Analyzing Uncertainty in Microplastic Detection: A Comprehensive CT Scan and Neural Network Approach

Microplastics (MPs), smaller than 5 mm and often invisible to the naked eye, represent a significant threat to marine ecosystems and human health. Traditional methods for detecting MPs often lack efficiency and may compromise sample integrity. In this study, a novel non-destructive methodology for detecting MPs in fish samples is proposed, utilizing computed tomography (CT) scanning and neural networks (NN). Leveraging recent advancements in uncertainty analysis, the reliability of the innovative approach and its application to fish sample analysis is assessed. Sources of uncertainty originating from both tomographic imaging and NN processing are identified, addressing issues such as false positives/negatives and uncertainties in measured parameters such as particle position, size, and material. Through post-processing techniques and calibration procedures, uncertainties are mitigated, providing insights into epistemic and stochastic uncertainties inherent in the methodology.

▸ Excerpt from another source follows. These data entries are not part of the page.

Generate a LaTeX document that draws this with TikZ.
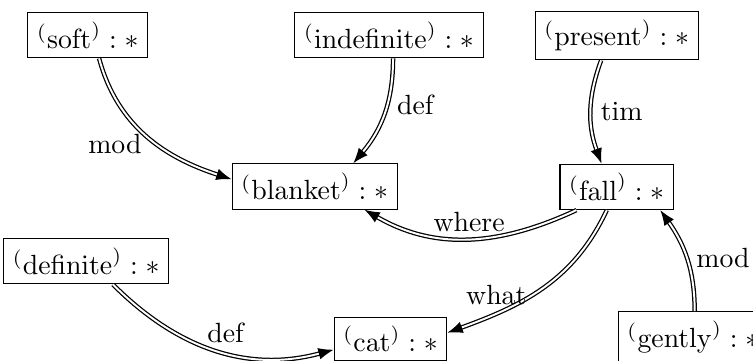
\documentclass[tikz,border=0pt]{standalone}
\usepackage{amsmath}
\usetikzlibrary{arrows.meta}

\newcommand{\gsem}[1]{$^{(}\mathrm{#1}^{)}:*$}

\tikzset{sem/.style={draw, inner sep=3.3pt},
  dep/.style={double, double distance=0.7pt, line width=0.45pt, -{Latex[length=5.5pt,width=4.2pt]}}}

\begin{document}
\begin{tikzpicture}
  \useasboundingbox (0,0) rectangle (9.525,4.554);
  % glue nodes
  \node[sem] (soft) at (1.11,4.11) {\gsem{soft}};
  \node[sem] (indef) at (4.92,4.11) {\gsem{indefinite}};
  \node[sem] (present) at (7.80,4.105) {\gsem{present}};
  \node[sem] (blanket) at (3.98,2.195) {\gsem{blanket}};
  \node[sem] (fall) at (7.80,2.19) {\gsem{fall}};
  \node[sem] (def) at (1.09,1.25) {\gsem{definite}};
  \node[sem] (cat) at (4.94,0.27) {\gsem{cat}};
  \node[sem] (gently) at (8.77,0.29) {\gsem{gently}};
  % dependencies
  \draw[dep] (soft.-64) to[out=-75,in=162] node[pos=0.47,below left=-3pt] {mod} (blanket.175);
  \draw[dep] (indef.-80) to[out=-90,in=50] node[pos=0.4,right] {def} (blanket.31);
  \draw[dep] (present.-122) to[out=-110,in=110] node[right] {tim} (fall.123);
  \draw[dep] (fall.-150) to[out=-155,in=-30] node[above=-1pt] {where} (blanket.-25);
  \draw[dep] (fall.-113) to[out=-115,in=20] node[pos=0.62,above left=-5pt] {what} (cat.6);
  \draw[dep] (def.-41) to[out=-45,in=195] node[pos=0.55,above] {def} (cat.191);
  \draw[dep] (gently.87) to[out=90,in=-55] node[right] {mod} (fall.-28);
\end{tikzpicture}
\end{document}
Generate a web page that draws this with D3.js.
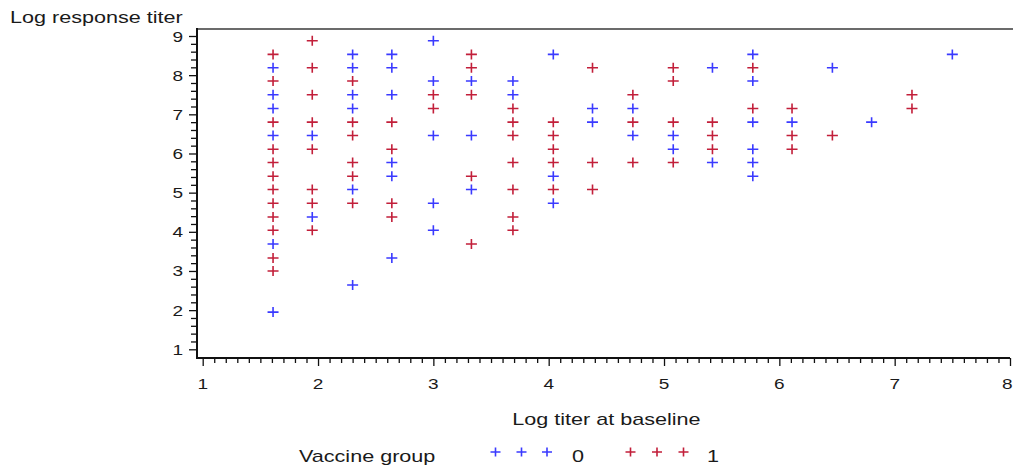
<!DOCTYPE html>
<html>
<script src="https://d3js.org/d3.v7.min.js"></script>
<style>
  body { margin: 0; background: #fff; }
  text { font-family: "Liberation Sans", Arial, sans-serif; fill: #1a1a1a; }
</style>
<body>
<div id="chart"></div>

<script>
    // log titer at baseline, one entry per column of points
    var baseline = [1.61, 1.95, 2.30, 2.64, 3.00, 3.33, 3.69, 4.04, 4.38,
                    4.73, 5.08, 5.42, 5.77, 6.11, 6.46, 6.80, 7.15, 7.50];

    // log response titers for vaccine group 0, per baseline column
    var response0 = [
        [8.19, 7.50, 7.15, 6.46, 3.69, 1.95],
        [6.46, 4.38],
        [8.53, 8.19, 7.50, 7.15, 5.08, 2.64],
        [8.53, 8.19, 7.50, 5.77, 5.42, 3.33],
        [8.88, 7.85, 6.46, 4.73, 4.04],
        [7.85, 6.46, 5.08],
        [7.85, 7.50],
        [8.53, 5.42, 4.73],
        [7.15, 6.80],
        [7.15, 6.46],
        [6.46, 6.11],
        [8.19, 5.77],
        [8.53, 7.85, 6.80, 6.11, 5.77, 5.42],
        [6.80],
        [8.19],
        [6.80],
        [],
        [8.53]
    ];

    // log response titers for vaccine group 1, per baseline column
    var response1 = [
        [8.53, 7.85, 6.80, 6.11, 5.77, 5.42, 5.08, 4.73, 4.38, 4.04, 3.33, 3.00],
        [8.88, 8.19, 7.50, 6.80, 6.11, 5.08, 4.73, 4.04],
        [7.85, 6.80, 6.46, 5.77, 5.42, 4.73],
        [6.80, 6.11, 4.73, 4.38],
        [7.50, 7.15],
        [8.53, 8.19, 7.50, 5.42, 3.69],
        [7.15, 6.80, 6.46, 5.77, 5.08, 4.38, 4.04],
        [6.80, 6.46, 6.11, 5.77, 5.08],
        [8.19, 5.77, 5.08],
        [7.50, 6.80, 5.77],
        [8.19, 7.85, 6.80, 5.77],
        [6.80, 6.46, 6.11],
        [8.19, 7.15],
        [7.15, 6.46, 6.11],
        [6.46],
        [],
        [7.50, 7.15],
        []
    ];

    var xTicks = [1, 2, 3, 4, 5, 6, 7, 8];
    var yTicks = [1, 2, 3, 4, 5, 6, 7, 8, 9];
    var groups = ["0", "1"];
    var colors = ["#3a3aff", "#c21f3a"];

    var W = 1013, H = 467;
    var pLeft = 197, pTop = 29, pRight = 1010, pBottom = 358;
    var sx = 1.27; // the reference text is stretched sideways

    var svg = d3.select("#chart").append("svg")
        .attr("width", W)
        .attr("height", H);

    var x = d3.scaleLinear().domain([1, 8]).range([202.7, 1010]);
    var y = d3.scaleLinear().domain([1, 9]).range([349.3, 36]);

    // flatten columns into points
    var points = [];
    [response0, response1].forEach(function (resp, gi) {
        resp.forEach(function (col, ci) {
            col.forEach(function (v) {
                points.push({ x: baseline[ci], y: v, g: gi });
            });
        });
    });

    // frame: top line gray, left + bottom axes black
    svg.append("line")
        .attr("x1", pLeft).attr("x2", W).attr("y1", pTop).attr("y2", pTop)
        .attr("stroke", "#6b6b6b").attr("stroke-width", 2);

    var xAxis = d3.axisBottom(x)
        .tickValues(d3.range(10, 81).map(function (d) { return d / 10; }))
        .tickSize(5).tickFormat("");
    var gx = svg.append("g").attr("transform", "translate(0," + pBottom + ")").call(xAxis);
    gx.select(".domain").remove();
    gx.selectAll(".tick line")
        .attr("stroke", "#111").attr("stroke-width", 1.3)
        .attr("y2", function (d) { return Math.abs(d - Math.round(d)) < 1e-6 ? 8 : 5; });

    var yAxis = d3.axisLeft(y)
        .tickValues(d3.range(5, 46).map(function (d) { return d / 5; }))
        .tickSize(6).tickFormat("");
    var gy = svg.append("g").attr("transform", "translate(" + pLeft + ",0)").call(yAxis);
    gy.select(".domain").remove();
    gy.selectAll(".tick line")
        .attr("stroke", "#111").attr("stroke-width", 1.3)
        .attr("x2", function (d) { return Math.abs(d - Math.round(d)) < 1e-6 ? -8 : -6; });

    svg.append("line")
        .attr("x1", pLeft).attr("x2", pRight).attr("y1", pBottom).attr("y2", pBottom)
        .attr("stroke", "#111").attr("stroke-width", 2);
    svg.append("line")
        .attr("x1", pLeft).attr("x2", pLeft).attr("y1", pTop - 1).attr("y2", pBottom + 1)
        .attr("stroke", "#111").attr("stroke-width", 2);

    // stretched text helper
    function label(px, py, str, size, anchor) {
        return svg.append("text")
            .attr("transform", "translate(" + px + "," + py + ") scale(" + sx + ",1)")
            .attr("text-anchor", anchor || "start")
            .style("font-size", size + "px")
            .text(str);
    }

    xTicks.forEach(function (t) {
        // last label sits against the right edge, as in the reference
        if (t === 8) label(1012.5, 389, t, 15, "end");
        else label(x(t), 389, t, 15, "middle");
    });
    yTicks.forEach(function (t) { label(183, y(t) + 5.5, t, 15, "end"); });

    label(10, 23, "Log response titer", 17);
    label((202.7 + 1010) / 2, 425, "Log titer at baseline", 17, "middle");

    // plus markers
    function plus(sel, hw, hh) {
        sel.append("path")
            .attr("d", "M" + (-hw) + ",0H" + hw + "M0," + (-hh) + "V" + hh)
            .attr("fill", "none")
            .attr("stroke-width", 1.6);
    }

    var marks = svg.append("g").selectAll("g.pt")
        .data(points).join("g")
        .attr("class", "pt")
        .attr("transform", function (d) { return "translate(" + x(d.x) + "," + y(d.y) + ")"; })
        .attr("stroke", function (d) { return colors[d.g]; });
    plus(marks, 5.5, 5);

    // legend
    label(299, 462, "Vaccine group", 17);
    var legX = [[495.5, 521.5, 547], [630.5, 657, 683.5]];
    var legLab = [578, 713];
    groups.forEach(function (gname, gi) {
        var lg = svg.append("g").selectAll("g")
            .data(legX[gi]).join("g")
            .attr("transform", function (d) { return "translate(" + d + ",452)"; })
            .attr("stroke", colors[gi]);
        plus(lg, 5, 4.5);
        label(legLab[gi], 462, gname, 17, "middle");
    });
</script>

</body>
</html>
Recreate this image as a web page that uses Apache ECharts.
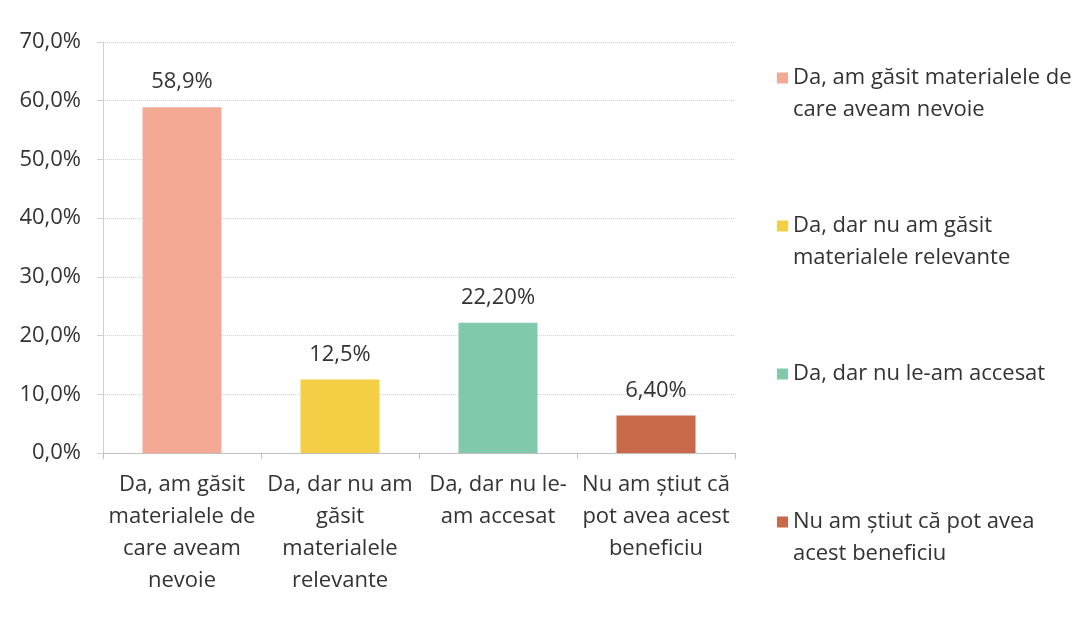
<!DOCTYPE html>
<html>
<head>
<meta charset="utf-8">
<script src="https://cdn.jsdelivr.net/npm/echarts@6/dist/echarts.min.js"></script>
<style>
  html, body { margin: 0; padding: 0; background: #fff; }
  #chart { width: 1091px; height: 644px; }
</style>
</head>
<body>
<div id="chart"></div>
<script>
// categories as printed under the axis
const categories = [
  'Da, am găsit\nmaterialele de\ncare aveam\nnevoie',
  'Da, dar nu am\ngăsit\nmaterialele\nrelevante',
  'Da, dar nu le-\nam accesat',
  'Nu am știut că\npot avea acest\nbeneficiu'
]
// legend entries (same categories, wrapped differently)
const legendNames = [
  'Da, am găsit materialele de\ncare aveam nevoie',
  'Da, dar nu am găsit\nmaterialele relevante',
  'Da, dar nu le-am accesat',
  'Nu am știut că pot avea\nacest beneficiu'
]
const values = [58.9, 12.5, 22.2, 6.4]
const valueLabels = ['58,9%', '12,5%', '22,20%', '6,40%']
const colors = ['#f3a993', '#f4cf45', '#80c9aa', '#c9694b']
const legendTops = [57, 205, 353, 501]

const font = '"Open Sans", "Noto Sans", sans-serif'

const chart = echarts.init(document.getElementById('chart'))

// one series per category so each one gets its own legend entry
const series = values.map((v, i) => ({
  name: legendNames[i],
  type: 'bar',
  stack: 'all',
  barWidth: '50%',
  itemStyle: { color: colors[i] },
  label: {
    show: true,
    position: 'top',
    distance: 14,
    color: '#333',
    fontFamily: font,
    fontSize: 22,
    formatter: () => valueLabels[i]
  },
  data: values.map((x, j) => (j === i ? x : '-'))
}))

// square sitting on the first line of a two-line legend entry
const topSquare = 'path://M0,0H11V11H0Z M0,43L0.01,43'

const legends = legendNames.map((n, i) => {
  const twoLines = n.indexOf('\n') >= 0
  return {
    orient: 'vertical',
    left: 772,
    top: legendTops[i],
    data: [{ name: n, icon: twoLines ? topSquare : 'rect' }],
    itemWidth: 11,
    itemHeight: twoLines ? 43 : 11,
    itemGap: 8,
    selectedMode: false,
    textStyle: {
      color: '#333',
      fontFamily: font,
      fontSize: 22,
      lineHeight: 32
    }
  }
})

chart.setOption({
  backgroundColor: '#fff',
  animation: false,
  legend: legends,
  grid: {
    left: 103,
    right: 356,
    top: 42,
    bottom: 191
  },
  xAxis: {
    type: 'category',
    data: categories,
    axisLine: { lineStyle: { color: '#bfbfbf' } },
    axisTick: { show: true, length: 6, lineStyle: { color: '#bfbfbf' } },
    axisLabel: {
      color: '#333',
      fontFamily: font,
      fontSize: 22,
      lineHeight: 32,
      margin: 16,
      interval: 0
    }
  },
  yAxis: {
    type: 'value',
    min: 0,
    max: 70,
    interval: 10,
    axisLine: { show: true, lineStyle: { color: '#d0d0d0' } },
    axisTick: { show: true, length: 6, lineStyle: { color: '#d0d0d0' } },
    splitLine: { lineStyle: { color: '#d4d4d4', type: 'dotted' } },
    axisLabel: {
      color: '#333',
      fontFamily: font,
      fontSize: 22,
      margin: 22,
      formatter: v => v.toFixed(1).replace('.', ',') + '%'
    }
  },
  series: series
})
</script>
</body>
</html>
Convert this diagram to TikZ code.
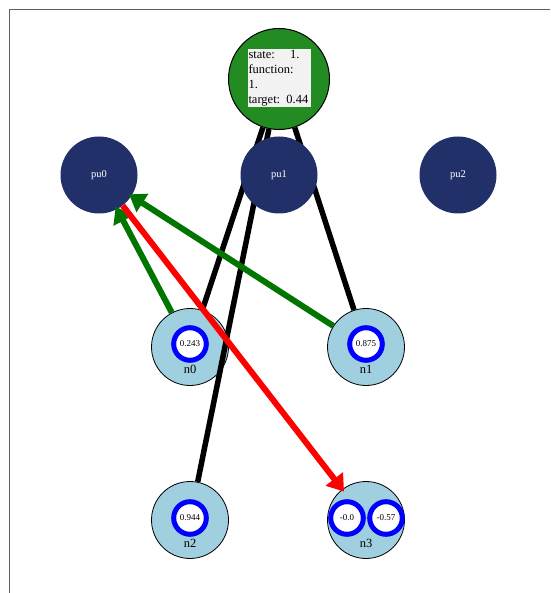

Our findings demonstrate that the calibration system used in conjunction with tomographic imaging shows good linearity, with a standard deviation of 0.029 kg/m3. Despite inherent noise in the images causing variability in gray levels, the range of variability for the plastics of interest was narrower than the uncertainty of the calibration curve. This indicates that while the calibration was accurate, the inherent noise still posed challenges for precise material classification. This comprehensive analysis enhances the reliability and accuracy of MPs detection in fish samples, contributing to a deeper understanding of uncertainty in CT-based analyses and NN.